Now ask yourself if your adjusted downtime figure from the first step is acceptable. If not, don't sign up.
If the downtime figure is OK, ask the provider to agree that if it gets it spectacularly wrong three times in six months, you can terminate with 30 days' notice. If it says “no”, don't use it.

What I've just written probably sounds overly cynical, but actually it isn't. To take the steps in order:

What you care about is the downtime. Nothing else. So know what it's likely to be, and be conservative.
Service credits are a waste of time. When your CEO is bawling you out because his finance system is down for a week over year-end, he won't give a stuff that you're getting two months' free service.
Guaranteed time-to-repair figures are bollocks. Nobody can guarantee such a thing.
Think of the CEO and his year-end finance system outage; that is, when considering acceptable downtime, think of the worst possible case.
If you're getting dire service, you need to be able to get out.

Interestingly, the components of my SLA methodology fit different size providers differently. The uptime figures are far easier for a large provider to conform with, because in many cases they triple up on servers (one live, one hot standby, one staging for migrating to new software versions) and have highly available resources in all other components of the system. But on the contractual side you have a much better chance of getting a smaller provider to agree to your dire-performance termination clauses.
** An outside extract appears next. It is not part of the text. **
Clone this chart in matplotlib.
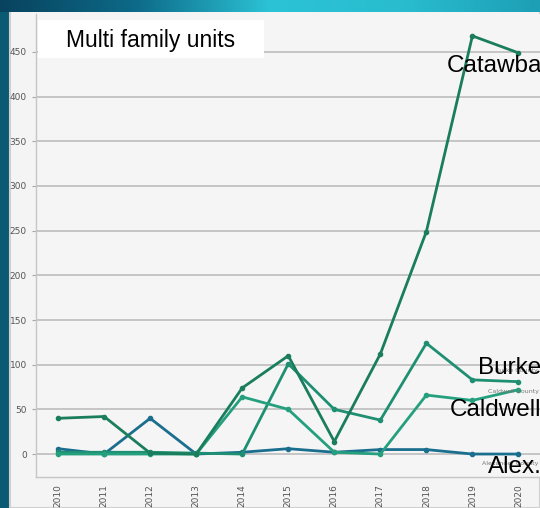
import matplotlib.pyplot as plt
import numpy as np
from matplotlib.patches import Rectangle
from matplotlib.colors import LinearSegmentedColormap

years = [2010, 2011, 2012, 2013, 2014, 2015, 2016, 2017, 2018, 2019, 2020]
catawba = [40, 42, 1, 0, 74, 110, 14, 112, 249, 468, 449]
burke = [2, 2, 2, 1, 0, 101, 50, 38, 124, 83, 81]
caldwell = [0, 0, 0, 0, 64, 50, 2, 0, 66, 60, 72]
alexander = [6, 0, 40, 0, 2, 6, 2, 5, 5, 0, 0]

W, H = 540, 508


def fx(px):
    return px / W


def fy(py):
    return 1 - py / H


fig = plt.figure(figsize=(5.4, 5.08), dpi=100)
fig.patch.set_facecolor("#0b5e78")

# top gradient band
band = fig.add_axes([0, fy(12), 1, 12 / H])
cmap = LinearSegmentedColormap.from_list(
    "band", ["#08435e", "#0d6a88", "#2cc3d6", "#29bccf", "#1d9fb6"])
band.imshow(np.linspace(0, 1, 256)[None, :], aspect="auto", cmap=cmap)
band.axis("off")

# left dark strip + light panel (behind the chart)
fig.patches.append(Rectangle((0, 0), fx(10), 1, transform=fig.transFigure,
                             facecolor="#0a5a74", edgecolor="none", zorder=-2))
fig.patches.append(Rectangle((fx(10), 0), 1 - fx(10), fy(10), transform=fig.transFigure,
                             facecolor="#f4f4f4", edgecolor="#d0d0d0", lw=1.5, zorder=-1))

ax = fig.add_axes([fx(36), fy(477), 1 - fx(36) + 0.001, (477 - 14) / H])
ax.set_facecolor("#f5f5f5")

ax.plot(years, catawba, color="#1a7d5c", lw=2, marker="o", ms=3, zorder=4)
ax.plot(years, burke, color="#1f8f72", lw=2, marker="o", ms=3, zorder=3)
ax.plot(years, caldwell, color="#24a07e", lw=2, marker="o", ms=3, zorder=3)
ax.plot(years, alexander, color="#1a6e8e", lw=2, marker="o", ms=3, zorder=2)

ax.set_xlim(2009.52, 2020.48)
ax.set_ylim(-25.7, 492.5)
ax.set_yticks(range(0, 451, 50))
ax.set_xticks(years)
ax.set_xticklabels([str(y) for y in years], rotation=90)
ax.yaxis.grid(True, color="#bdbdbd", lw=1.2)
ax.set_axisbelow(True)

for s in ["top", "right"]:
    ax.spines[s].set_visible(False)
for s in ["left", "bottom"]:
    ax.spines[s].set_color("#c6c6c6")
    ax.spines[s].set_linewidth(1.0)

ax.tick_params(axis="both", labelsize=6.5, labelcolor="#555555", color="#aaaaaa", length=3)
ax.tick_params(axis="x", length=0, pad=5)

# small county labels
ax.text(2019.33, 70.5, "Caldwell County", fontsize=4.5, color="#777777", va="center", zorder=5)
ax.text(2019.2, -11, "Alexander County", fontsize=4.5, color="#777777", va="center", zorder=5)
ax.text(2019.5, 94, "Burke County", fontsize=4.5, color="#777777", va="center", zorder=5)

# big labels
lab = dict(fontsize=17.5, color="black", family="Liberation Sans", va="center",
           clip_on=False, zorder=6)
ax.text(2018.44, 434, "Catawba", **lab)
ax.text(2019.13, 96, "Burke", **lab)
ax.text(2018.5, 49, "Caldwell", **lab)
ax.text(2019.33, -14.5, "Alex.", **lab)

# title box
fig.patches.append(Rectangle((fx(38), fy(58)), fx(264) - fx(38), (58 - 20) / H,
                             transform=fig.transFigure, facecolor="white",
                             edgecolor="none", zorder=5))
fig.text(fx(66), fy(40), "Multi family units", fontsize=16.5, family="Liberation Sans",
         va="center", ha="left", zorder=6)

fig.savefig("out.png", dpi=100, facecolor=fig.get_facecolor())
Oh, and stick to your guns. I've been known to drop a $2bn supplier from an RFP process simply because the SLA was a key evaluation criterion and they insisted that its standard SLA couldn't be flexed; interestingly even though the other two $2bn+ providers said that too, they did in fact agree to be flexible.

Conclusion

It's no surprise that there's no right answer. But in general, you're going to get a more robust but less personal service from the larger providers; you'll have a far more flexible service from the smaller guys but you absolutely must be completely clear on your requirements and the levels of service you consider acceptable and, more importantly, you're likely to receive.